To są moim zdaniem bardzo ważne informacje. Powinny być zawsze dostępne jeśli ktos zamieszcza recenzję czy tyko krótką nawet opinię o słuchawkach. Nie wiem tylko gdzie - w stopce, w "o mnie", wklejane za każdym razem.
Nie wiem czy można w tym dziale założyć temat o muzycznych preferencjach, niby to pasuje do Muzyki ale chodzi wszak o Słuchawki.

Paszeko

  • 1277 / 5468
  • Ekspert
28-06-2009, 12:31
>> johnson, 2009-06-26 16:03:42
>no i lampy we wzmacniaczach lampowych się przepalają po jakimś czasie trzeba je wymieniać???

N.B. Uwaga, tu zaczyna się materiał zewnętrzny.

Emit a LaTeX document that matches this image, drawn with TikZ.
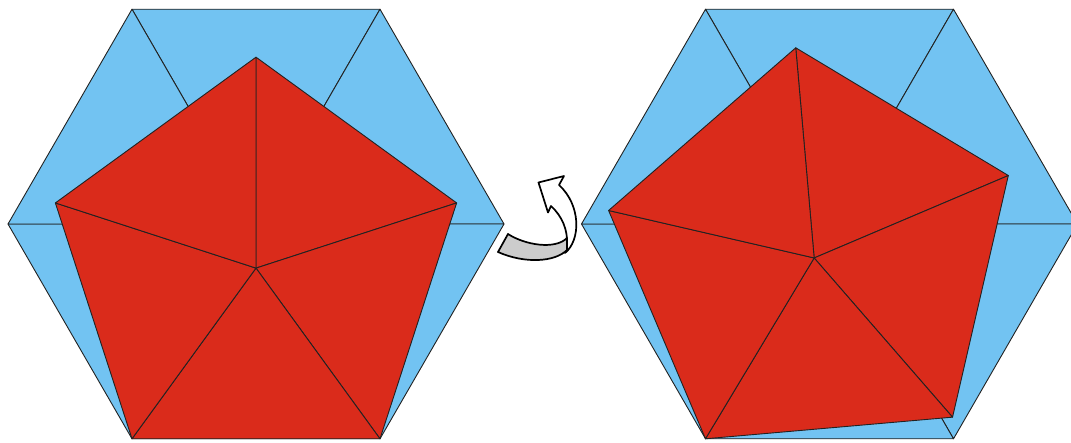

Ano trzeba. Zależy oczywiscie na jakim typie lamp wzmacniacz jest zbudowany ale np. popularne w słuchawkowcach odmiany ECC88 o przedłużonej trwałości mają gwarantowane utrzymanie parametrów przez 10.000 godzin, przeliczając t na lata przy założeniu że słuchasz po 3 godziny dziennie to jakieś 9 lat. Chyba nieżle?
Ale faktycznie inne lampy żyją krócej.